Fed's Clarida Says Risk Has Tilted Toward Too-Low Inflation
(Bloomberg) -- The Federal Reserve’s No. 2 official made clear in a discussion about inflation Monday that he remains more concerned about falling short of the central bank’s 2 percent objective than running above it.
“In recent decades, the asymmetry has been toward disinflation forces,” Vice Chairman Richard Clarida said in an interview with Bloomberg Television. Asked about the price impacts of globalization, he said that “we are in a world where central banks, including the Fed, are focused on keeping inflation away from disinflation.”
Clarida’s comments came just after he expressed little concern about price pressures exceeding the Fed’s target.
“We have a symmetric objective around 2 percent,” he said. “Two percent is not meant to be a ceiling. We’ve operated below 2 percent, we could operate somewhat above 2 percent, depending on the shocks.”
Clarida’s comments come after he indicated last week that inflation expectations are coming in on the lower end of the range consistent with price stability.
The vice chairman’s latest remarks may strengthen the impression that Fed policy makers are not yet convinced they have returned inflation, on a sustained basis, to their long-run objective. The remarks could further reduce expectations the Fed will long continue on its current pace of raising interest rates once a quarter.
Those expectations dropped when Fed Chairman Jerome Powell hinted on Nov. 28 that policy makers may be less aggressive about raising rates in 2019 than they were this year. Powell’s remarks reportedly pleased President Donald Trump, who had been critical of Fed rate hikes.
While investors still anticipate an interest-rate rise when the Federal Open Market Committee meets in Washington Dec. 18-19, they now expect just one hike next year, compared to the three projected by Fed officials in September.
Speaking separately on Monday, Fed Governor Randal Quarles said Powell had accurately characterized interest rates as approaching the range of estimates from Fed officials for the so-called neutral rate -- the level at which rates neither spur on nor hold back the economy.
“There is a range of views on the FOMC about policy and those are expressed in that spread of terminal rates,” Quarles told the Council on Foreign Relations in New York. “So Jay had said quite accurately that we are approaching that range, but it is a range and where we will end up in that range will depend on the data that we receive and our assessment of the performance of the economy over the course of the next year.’’
Quarles said the Fed is following a policy strategy and “will be following this path until there’s a significant reason to change,” adding that “markets seem to be pretty clear about what it is that we’re intending to do.”
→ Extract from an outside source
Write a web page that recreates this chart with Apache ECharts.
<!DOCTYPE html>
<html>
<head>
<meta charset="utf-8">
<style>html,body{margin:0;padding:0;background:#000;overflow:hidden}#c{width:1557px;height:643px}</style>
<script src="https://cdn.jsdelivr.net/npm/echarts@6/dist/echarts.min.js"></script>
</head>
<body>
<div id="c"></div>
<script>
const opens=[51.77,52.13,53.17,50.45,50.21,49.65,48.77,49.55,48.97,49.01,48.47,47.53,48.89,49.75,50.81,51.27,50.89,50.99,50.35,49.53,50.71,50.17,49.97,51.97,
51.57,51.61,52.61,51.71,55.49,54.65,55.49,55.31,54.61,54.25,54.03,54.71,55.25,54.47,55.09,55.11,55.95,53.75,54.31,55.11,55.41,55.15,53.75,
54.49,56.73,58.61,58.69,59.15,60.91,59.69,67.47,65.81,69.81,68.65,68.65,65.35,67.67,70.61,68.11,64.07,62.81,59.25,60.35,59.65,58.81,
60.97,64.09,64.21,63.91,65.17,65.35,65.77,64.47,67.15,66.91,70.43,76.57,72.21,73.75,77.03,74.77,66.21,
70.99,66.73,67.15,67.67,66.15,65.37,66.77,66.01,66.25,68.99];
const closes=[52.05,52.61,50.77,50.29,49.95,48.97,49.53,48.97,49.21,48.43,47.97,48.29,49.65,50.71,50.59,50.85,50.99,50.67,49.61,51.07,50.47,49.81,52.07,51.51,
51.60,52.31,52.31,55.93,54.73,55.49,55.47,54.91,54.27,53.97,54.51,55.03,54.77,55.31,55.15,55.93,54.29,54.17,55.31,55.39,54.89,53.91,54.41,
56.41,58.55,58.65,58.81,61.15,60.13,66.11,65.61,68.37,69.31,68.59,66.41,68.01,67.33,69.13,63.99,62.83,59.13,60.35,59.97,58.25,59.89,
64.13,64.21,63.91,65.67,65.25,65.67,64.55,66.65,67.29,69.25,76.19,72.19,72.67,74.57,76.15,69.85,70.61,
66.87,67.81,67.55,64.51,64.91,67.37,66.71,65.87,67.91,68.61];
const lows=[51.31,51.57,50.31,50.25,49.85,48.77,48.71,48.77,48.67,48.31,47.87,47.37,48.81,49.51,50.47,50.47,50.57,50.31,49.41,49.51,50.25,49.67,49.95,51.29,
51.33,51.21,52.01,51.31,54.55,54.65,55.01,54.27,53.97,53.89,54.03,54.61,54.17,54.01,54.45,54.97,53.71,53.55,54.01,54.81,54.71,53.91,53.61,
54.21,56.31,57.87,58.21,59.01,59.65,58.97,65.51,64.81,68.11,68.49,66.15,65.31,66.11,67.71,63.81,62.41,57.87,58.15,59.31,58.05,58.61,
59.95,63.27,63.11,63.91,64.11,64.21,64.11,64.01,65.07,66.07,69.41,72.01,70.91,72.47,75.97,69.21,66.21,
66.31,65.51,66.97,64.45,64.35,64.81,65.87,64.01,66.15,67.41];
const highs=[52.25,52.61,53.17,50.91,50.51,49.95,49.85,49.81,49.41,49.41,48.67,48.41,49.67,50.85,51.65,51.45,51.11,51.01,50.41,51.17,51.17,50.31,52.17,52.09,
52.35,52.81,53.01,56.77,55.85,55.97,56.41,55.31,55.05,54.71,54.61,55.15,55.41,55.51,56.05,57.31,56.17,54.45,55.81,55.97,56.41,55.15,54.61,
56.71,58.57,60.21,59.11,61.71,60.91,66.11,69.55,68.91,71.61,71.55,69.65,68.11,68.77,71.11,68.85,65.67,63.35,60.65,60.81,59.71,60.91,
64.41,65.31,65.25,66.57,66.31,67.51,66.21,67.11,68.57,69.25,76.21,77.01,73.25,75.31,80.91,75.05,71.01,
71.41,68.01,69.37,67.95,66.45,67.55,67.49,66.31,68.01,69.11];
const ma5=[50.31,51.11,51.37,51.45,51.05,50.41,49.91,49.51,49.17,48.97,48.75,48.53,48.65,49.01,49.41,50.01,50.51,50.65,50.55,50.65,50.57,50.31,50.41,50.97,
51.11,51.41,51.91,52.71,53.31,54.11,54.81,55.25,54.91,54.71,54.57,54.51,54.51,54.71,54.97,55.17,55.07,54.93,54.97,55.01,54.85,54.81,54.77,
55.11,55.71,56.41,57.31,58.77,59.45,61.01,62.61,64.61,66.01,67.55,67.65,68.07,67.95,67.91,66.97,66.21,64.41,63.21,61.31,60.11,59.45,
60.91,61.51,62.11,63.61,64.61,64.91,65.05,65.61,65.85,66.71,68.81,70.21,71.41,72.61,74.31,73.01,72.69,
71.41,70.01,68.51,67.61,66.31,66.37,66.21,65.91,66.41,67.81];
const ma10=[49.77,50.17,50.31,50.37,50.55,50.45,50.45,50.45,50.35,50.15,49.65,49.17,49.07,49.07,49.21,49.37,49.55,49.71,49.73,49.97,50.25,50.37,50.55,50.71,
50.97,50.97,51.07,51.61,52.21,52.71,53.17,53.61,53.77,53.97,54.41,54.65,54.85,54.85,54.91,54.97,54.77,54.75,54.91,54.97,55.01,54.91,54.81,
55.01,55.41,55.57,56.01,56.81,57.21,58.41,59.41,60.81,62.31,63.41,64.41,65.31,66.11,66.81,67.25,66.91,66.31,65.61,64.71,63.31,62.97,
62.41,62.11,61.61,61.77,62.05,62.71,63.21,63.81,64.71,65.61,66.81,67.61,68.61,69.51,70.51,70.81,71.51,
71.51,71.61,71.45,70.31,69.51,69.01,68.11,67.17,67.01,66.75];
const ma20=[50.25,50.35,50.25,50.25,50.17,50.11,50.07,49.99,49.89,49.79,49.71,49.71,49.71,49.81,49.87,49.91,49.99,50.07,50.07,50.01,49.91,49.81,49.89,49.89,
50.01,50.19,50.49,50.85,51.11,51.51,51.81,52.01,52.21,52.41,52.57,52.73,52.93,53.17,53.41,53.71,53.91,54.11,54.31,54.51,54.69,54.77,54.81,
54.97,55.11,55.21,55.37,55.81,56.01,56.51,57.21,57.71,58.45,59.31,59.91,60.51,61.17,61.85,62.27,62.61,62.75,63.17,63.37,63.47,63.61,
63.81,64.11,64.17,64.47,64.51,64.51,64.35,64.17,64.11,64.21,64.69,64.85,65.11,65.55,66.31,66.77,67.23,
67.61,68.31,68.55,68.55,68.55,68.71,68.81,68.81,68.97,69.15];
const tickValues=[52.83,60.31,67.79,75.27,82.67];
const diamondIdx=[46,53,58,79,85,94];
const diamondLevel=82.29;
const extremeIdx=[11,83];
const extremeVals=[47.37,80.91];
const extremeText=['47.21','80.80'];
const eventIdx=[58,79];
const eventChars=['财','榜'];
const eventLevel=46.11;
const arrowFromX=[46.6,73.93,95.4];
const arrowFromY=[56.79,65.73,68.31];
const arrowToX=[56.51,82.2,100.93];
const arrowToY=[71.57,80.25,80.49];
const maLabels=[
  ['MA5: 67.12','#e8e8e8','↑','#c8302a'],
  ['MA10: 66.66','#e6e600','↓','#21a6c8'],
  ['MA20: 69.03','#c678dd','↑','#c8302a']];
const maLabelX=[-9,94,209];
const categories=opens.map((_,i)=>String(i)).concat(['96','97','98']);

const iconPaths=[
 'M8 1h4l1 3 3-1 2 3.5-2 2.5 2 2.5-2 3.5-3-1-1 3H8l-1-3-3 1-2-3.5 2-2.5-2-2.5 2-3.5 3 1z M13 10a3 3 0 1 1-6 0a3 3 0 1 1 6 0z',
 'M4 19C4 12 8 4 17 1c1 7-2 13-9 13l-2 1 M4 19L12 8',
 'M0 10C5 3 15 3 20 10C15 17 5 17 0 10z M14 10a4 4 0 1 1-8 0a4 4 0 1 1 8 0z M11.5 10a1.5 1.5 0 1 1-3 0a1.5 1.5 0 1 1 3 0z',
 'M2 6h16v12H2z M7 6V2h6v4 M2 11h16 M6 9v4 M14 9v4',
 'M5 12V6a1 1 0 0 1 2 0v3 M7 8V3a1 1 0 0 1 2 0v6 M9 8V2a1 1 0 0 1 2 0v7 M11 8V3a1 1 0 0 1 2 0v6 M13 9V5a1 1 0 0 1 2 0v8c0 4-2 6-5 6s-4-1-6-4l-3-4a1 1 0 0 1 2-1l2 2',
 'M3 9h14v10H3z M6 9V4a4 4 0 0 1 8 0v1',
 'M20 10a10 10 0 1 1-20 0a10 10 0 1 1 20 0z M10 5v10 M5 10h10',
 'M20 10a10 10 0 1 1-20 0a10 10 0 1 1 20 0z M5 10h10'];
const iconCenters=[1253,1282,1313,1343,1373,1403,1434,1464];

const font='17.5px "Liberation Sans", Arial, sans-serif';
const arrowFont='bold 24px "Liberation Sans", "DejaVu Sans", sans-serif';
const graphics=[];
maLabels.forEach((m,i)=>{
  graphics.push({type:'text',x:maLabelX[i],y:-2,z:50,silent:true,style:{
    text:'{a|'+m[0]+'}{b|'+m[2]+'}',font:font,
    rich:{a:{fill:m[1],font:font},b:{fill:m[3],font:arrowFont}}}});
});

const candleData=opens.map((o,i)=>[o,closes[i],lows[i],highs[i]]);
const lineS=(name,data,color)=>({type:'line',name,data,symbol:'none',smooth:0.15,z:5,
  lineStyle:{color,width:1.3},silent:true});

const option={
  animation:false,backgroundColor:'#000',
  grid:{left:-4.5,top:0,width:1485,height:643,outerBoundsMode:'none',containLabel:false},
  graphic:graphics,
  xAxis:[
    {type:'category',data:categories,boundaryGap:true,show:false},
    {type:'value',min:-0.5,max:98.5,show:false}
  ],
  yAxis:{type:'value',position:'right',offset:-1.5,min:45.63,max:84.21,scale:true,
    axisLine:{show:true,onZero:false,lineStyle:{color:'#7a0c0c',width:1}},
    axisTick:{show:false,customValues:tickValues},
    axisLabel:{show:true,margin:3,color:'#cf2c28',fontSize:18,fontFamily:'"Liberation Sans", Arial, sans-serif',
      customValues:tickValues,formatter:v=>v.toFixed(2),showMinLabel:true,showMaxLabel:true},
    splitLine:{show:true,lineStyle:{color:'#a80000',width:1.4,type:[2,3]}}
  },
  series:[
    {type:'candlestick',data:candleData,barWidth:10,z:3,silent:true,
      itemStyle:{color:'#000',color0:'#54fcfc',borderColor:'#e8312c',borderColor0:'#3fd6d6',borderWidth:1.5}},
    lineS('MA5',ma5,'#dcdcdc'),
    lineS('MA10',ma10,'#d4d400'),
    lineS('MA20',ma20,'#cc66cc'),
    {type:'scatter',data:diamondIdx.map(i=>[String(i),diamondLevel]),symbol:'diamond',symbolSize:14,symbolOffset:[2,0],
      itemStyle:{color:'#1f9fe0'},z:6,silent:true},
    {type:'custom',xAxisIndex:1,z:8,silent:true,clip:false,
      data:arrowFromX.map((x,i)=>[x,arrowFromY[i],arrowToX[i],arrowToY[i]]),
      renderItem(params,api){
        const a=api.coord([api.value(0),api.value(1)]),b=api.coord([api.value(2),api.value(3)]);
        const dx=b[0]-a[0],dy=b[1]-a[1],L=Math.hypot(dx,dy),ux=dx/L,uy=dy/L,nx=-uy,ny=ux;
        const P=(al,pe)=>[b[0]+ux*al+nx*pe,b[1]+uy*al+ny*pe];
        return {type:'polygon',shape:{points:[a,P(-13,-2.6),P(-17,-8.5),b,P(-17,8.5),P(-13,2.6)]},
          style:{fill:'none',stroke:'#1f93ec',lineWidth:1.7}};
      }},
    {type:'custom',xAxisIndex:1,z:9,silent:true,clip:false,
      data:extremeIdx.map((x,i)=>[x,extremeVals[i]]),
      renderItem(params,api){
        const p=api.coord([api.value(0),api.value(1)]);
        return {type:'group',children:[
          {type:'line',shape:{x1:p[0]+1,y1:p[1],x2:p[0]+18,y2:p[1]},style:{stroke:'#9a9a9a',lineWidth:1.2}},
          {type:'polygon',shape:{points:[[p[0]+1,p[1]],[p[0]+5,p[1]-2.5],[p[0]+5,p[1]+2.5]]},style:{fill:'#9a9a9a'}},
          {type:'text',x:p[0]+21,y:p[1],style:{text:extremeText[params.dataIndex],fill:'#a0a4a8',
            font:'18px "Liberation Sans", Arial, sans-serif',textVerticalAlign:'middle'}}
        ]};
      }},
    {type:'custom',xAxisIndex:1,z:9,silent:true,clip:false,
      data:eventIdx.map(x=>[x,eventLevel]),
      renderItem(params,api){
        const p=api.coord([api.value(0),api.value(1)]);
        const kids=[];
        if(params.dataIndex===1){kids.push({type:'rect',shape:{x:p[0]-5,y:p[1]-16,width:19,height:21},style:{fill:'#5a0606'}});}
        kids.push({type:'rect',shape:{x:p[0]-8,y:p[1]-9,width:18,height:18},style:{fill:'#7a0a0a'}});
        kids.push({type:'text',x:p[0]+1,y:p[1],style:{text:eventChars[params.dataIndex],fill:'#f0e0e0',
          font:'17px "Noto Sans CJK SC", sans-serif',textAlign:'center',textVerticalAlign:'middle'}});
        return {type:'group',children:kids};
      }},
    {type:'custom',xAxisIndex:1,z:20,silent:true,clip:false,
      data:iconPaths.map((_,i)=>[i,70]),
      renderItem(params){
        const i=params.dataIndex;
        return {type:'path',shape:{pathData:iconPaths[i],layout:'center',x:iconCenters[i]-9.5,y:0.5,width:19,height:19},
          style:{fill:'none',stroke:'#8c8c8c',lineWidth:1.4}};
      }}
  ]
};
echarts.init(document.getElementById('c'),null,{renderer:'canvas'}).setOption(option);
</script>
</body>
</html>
Much of the recent downward shift in expectations has been linked to lower forecasts for economic growth, but inflation may contribute as well. Core PCE inflation on a 12-month basis reached at least 1.9 percent for seven straight months through September. The measure dropped back to 1.8 percent in October after the softest month for price data since February.
Research from the San Francisco Fed released in November suggested this year’s rise in prices was driven by fleeting factors. In addition, oil prices have plunged about 30 percent in the past two months.
Clarida’s wariness about inflation echoes his remarks in a speech Nov. 27 when he said it’s important to continue monitoring measures of inflation and inflation expectations. He pointed to the University of Michigan’s survey of consumer inflation expectations, saying the results were “at the lower end of the range consistent with price stability,” while a market-based indicator was “running somewhat less than 2 percent.”
Clarida also cautioned investors against thinking the Fed would act to halt a sharp stock-market decline.
“I don’t really think of it as a useful way to describe what the current Federal Reserve is doing,” he said when asked about the concept of a “Powell Put” in the interview with Tom Keene on Bloomberg TV.
On communications policy, the Fed Board’s No. 2 official said the central bank had no plans to drop the so-called dot plot, which displays Fed officials’ interest-rate projections. The dot-plot is “not going anywhere, but over time they may evolve,” he said.
Before joining the Fed, Clarida was a Columbia University professor and a global strategic adviser at the Pacific Investment Management Co.